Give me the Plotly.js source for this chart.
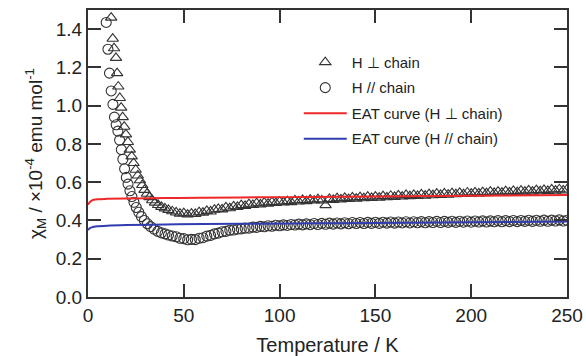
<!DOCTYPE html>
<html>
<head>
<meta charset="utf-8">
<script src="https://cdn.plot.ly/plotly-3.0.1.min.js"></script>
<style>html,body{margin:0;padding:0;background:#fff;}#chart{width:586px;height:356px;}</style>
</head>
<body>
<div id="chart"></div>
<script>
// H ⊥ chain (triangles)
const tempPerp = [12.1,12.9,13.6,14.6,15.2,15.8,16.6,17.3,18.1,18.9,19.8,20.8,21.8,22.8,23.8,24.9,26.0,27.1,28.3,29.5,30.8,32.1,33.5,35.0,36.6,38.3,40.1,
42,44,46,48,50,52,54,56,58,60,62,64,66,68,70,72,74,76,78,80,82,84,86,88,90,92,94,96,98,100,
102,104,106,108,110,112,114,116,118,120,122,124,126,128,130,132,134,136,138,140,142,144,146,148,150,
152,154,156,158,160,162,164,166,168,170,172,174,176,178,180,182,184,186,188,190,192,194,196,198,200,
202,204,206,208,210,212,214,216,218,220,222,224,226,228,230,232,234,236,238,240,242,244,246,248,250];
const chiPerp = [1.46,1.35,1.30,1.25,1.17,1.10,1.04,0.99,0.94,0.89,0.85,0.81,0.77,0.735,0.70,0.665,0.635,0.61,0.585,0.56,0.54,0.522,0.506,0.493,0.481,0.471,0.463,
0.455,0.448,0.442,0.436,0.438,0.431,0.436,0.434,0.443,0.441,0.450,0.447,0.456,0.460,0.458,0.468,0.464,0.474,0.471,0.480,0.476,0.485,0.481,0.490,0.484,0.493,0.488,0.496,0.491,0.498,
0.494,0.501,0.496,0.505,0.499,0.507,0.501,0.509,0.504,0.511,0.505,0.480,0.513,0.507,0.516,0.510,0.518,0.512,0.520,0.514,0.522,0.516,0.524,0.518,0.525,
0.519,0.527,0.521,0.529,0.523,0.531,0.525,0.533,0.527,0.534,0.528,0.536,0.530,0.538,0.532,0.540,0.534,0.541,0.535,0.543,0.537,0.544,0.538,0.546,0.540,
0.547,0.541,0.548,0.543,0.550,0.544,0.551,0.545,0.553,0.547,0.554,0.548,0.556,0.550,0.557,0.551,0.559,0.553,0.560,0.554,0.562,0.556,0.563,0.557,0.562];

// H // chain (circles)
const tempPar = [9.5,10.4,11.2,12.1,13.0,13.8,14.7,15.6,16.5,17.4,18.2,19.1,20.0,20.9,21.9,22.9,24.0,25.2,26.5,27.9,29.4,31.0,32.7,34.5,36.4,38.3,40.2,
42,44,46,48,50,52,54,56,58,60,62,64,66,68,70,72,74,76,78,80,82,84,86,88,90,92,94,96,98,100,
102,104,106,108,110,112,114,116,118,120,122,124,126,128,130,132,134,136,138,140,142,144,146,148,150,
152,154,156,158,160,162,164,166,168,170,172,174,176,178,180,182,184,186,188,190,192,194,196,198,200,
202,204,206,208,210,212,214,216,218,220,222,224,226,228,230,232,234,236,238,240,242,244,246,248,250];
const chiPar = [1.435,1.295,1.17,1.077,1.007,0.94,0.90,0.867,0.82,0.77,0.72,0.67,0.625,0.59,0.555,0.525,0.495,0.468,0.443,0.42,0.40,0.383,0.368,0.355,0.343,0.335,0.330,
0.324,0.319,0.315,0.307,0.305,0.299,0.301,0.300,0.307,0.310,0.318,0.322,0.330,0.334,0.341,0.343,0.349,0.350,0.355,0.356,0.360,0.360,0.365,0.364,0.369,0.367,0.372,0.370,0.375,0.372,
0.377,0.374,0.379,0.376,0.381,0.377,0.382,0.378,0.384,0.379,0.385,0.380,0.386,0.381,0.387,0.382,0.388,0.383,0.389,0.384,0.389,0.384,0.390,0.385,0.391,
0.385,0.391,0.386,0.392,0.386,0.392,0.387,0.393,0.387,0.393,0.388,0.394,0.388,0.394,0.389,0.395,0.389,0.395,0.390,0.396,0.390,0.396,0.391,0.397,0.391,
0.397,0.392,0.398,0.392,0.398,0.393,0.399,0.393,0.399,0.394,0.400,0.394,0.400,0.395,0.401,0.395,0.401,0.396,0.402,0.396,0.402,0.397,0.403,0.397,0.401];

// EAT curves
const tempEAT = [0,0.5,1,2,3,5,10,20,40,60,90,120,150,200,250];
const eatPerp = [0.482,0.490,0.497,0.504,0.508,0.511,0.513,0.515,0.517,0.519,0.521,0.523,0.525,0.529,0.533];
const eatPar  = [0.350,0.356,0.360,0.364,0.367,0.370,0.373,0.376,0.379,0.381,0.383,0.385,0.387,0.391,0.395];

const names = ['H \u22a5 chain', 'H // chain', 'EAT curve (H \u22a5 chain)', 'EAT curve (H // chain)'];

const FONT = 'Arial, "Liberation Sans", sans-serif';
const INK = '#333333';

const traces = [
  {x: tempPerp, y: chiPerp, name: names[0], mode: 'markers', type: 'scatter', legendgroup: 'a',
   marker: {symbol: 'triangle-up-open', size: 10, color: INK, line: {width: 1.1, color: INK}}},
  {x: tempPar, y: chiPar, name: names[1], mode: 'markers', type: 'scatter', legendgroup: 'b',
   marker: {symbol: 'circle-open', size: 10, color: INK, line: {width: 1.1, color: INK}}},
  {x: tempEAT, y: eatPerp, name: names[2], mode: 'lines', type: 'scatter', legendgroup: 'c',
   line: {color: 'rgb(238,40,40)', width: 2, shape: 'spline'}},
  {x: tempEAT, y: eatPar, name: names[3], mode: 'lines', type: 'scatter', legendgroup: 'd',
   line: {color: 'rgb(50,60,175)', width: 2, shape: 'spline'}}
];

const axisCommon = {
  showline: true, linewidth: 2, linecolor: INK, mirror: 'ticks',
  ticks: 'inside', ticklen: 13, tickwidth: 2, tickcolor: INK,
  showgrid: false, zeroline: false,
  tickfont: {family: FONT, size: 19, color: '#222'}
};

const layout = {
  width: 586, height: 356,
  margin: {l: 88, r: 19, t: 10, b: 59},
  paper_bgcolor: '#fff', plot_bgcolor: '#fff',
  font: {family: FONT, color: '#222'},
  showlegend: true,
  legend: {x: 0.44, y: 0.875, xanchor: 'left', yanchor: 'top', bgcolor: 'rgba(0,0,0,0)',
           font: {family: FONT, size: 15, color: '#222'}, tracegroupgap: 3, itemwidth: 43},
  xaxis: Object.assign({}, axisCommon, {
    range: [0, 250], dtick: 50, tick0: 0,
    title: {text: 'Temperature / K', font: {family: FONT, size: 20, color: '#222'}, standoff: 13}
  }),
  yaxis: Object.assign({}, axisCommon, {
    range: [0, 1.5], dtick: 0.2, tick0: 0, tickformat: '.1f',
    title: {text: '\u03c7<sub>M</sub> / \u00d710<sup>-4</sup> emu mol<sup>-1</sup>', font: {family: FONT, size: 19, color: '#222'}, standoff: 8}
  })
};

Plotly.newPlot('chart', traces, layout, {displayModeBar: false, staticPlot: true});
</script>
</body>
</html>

● ● ● ● ●

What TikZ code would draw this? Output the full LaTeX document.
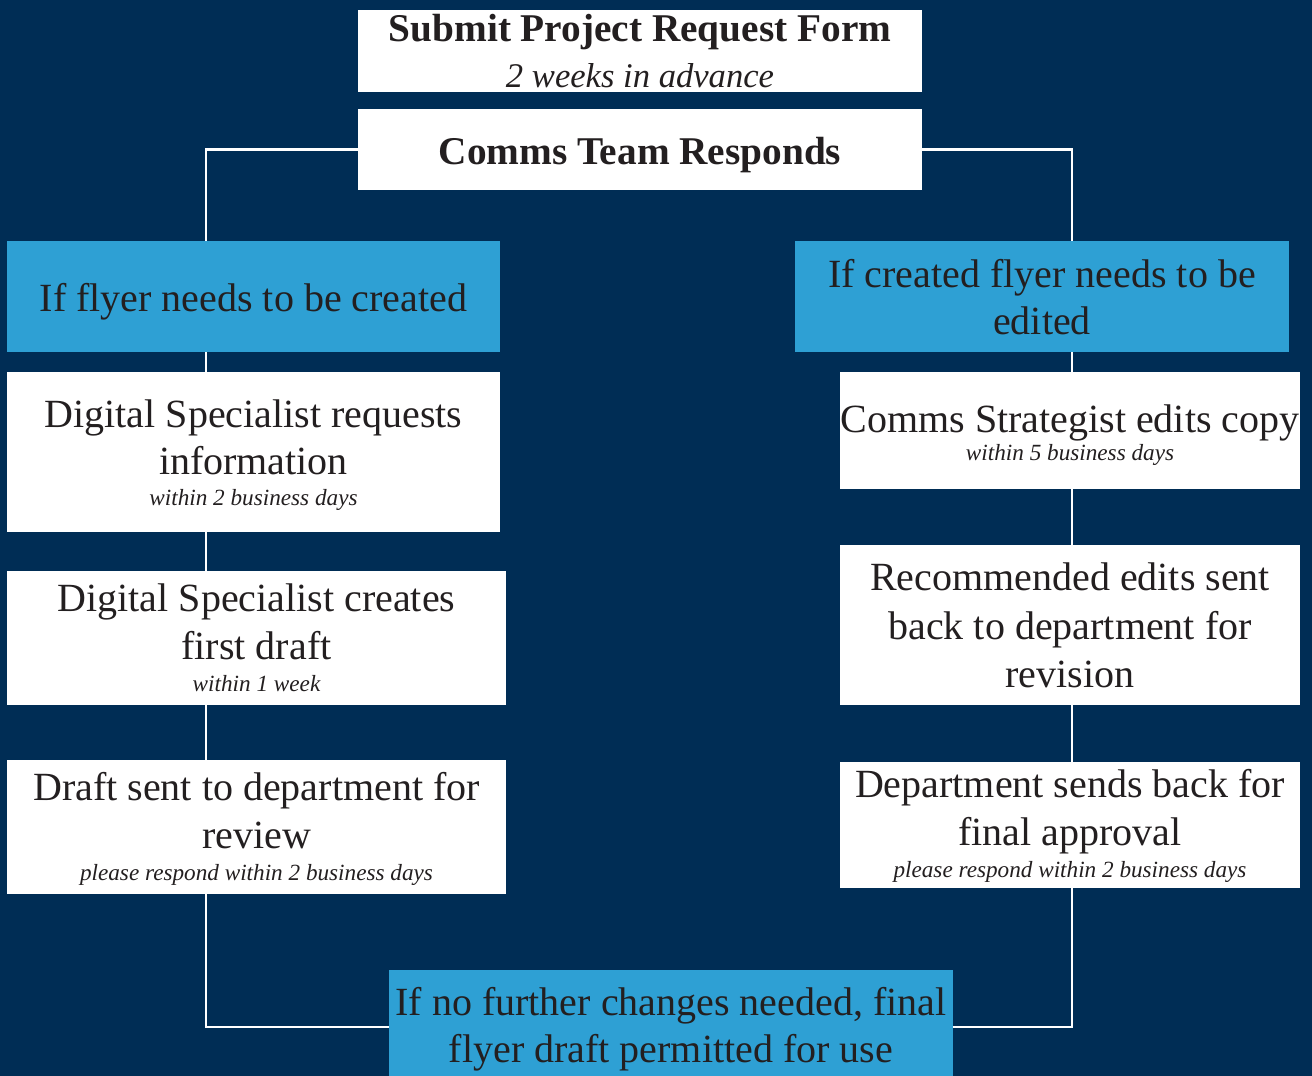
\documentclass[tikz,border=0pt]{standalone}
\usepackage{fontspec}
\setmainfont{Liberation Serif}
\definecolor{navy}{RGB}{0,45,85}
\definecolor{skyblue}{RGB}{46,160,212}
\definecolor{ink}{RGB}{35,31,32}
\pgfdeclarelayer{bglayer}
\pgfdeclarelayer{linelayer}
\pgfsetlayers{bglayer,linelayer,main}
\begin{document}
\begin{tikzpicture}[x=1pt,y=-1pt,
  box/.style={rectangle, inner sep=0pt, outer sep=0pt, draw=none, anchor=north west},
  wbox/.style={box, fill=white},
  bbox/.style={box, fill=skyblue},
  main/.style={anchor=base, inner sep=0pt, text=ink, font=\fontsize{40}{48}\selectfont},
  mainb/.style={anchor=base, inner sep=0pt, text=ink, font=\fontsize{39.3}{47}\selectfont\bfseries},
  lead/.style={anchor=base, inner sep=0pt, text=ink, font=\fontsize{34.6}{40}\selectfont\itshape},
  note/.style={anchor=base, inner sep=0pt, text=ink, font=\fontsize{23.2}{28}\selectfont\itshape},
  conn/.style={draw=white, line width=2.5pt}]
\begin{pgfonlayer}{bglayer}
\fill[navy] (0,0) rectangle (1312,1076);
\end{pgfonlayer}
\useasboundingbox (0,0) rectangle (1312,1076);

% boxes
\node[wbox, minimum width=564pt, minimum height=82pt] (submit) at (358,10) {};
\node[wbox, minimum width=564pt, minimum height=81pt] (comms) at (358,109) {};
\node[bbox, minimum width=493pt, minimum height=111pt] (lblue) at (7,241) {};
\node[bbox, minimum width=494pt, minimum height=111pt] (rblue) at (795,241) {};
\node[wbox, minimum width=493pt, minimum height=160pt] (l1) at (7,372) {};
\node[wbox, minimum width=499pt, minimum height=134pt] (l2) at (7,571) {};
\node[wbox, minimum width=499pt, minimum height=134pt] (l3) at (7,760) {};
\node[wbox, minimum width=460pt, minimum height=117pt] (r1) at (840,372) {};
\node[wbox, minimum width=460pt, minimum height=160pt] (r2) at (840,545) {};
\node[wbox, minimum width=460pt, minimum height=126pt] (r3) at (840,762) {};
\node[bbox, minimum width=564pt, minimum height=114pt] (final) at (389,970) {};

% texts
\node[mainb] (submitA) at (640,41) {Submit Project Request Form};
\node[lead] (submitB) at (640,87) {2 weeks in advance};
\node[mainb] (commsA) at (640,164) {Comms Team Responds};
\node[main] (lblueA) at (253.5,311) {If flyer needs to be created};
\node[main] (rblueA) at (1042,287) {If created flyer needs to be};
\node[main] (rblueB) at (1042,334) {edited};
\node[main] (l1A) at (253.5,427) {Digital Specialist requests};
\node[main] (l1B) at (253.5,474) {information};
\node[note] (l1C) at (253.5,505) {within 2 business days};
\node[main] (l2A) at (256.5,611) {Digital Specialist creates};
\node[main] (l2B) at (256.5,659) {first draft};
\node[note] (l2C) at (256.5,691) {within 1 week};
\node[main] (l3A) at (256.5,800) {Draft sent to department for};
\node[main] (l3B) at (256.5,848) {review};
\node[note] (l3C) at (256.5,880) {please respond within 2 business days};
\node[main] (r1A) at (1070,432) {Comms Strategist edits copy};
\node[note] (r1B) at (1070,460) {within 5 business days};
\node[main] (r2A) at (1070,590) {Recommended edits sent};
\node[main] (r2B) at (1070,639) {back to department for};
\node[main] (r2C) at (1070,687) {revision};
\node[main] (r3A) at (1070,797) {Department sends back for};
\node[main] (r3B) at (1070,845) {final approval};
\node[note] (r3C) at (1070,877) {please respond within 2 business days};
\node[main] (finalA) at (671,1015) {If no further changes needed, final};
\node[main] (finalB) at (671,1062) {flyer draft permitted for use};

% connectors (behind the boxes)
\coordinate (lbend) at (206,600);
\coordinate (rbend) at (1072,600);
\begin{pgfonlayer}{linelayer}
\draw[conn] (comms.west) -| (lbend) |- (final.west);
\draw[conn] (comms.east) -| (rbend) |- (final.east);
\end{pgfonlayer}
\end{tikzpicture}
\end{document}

● ● ● ● ●

§ Given request:
Copy each line above that contains the word "chart".

§ Answer for this exercise:
Give me the Plotly.js source for this chart.
<style>html,body{margin:0;padding:0;background:#fff;}#chart{width:586px;height:356px;}</style>
<div id="chart"></div>
Plotly.newPlot('chart', traces, layout, {displayModeBar: false, staticPlot: true});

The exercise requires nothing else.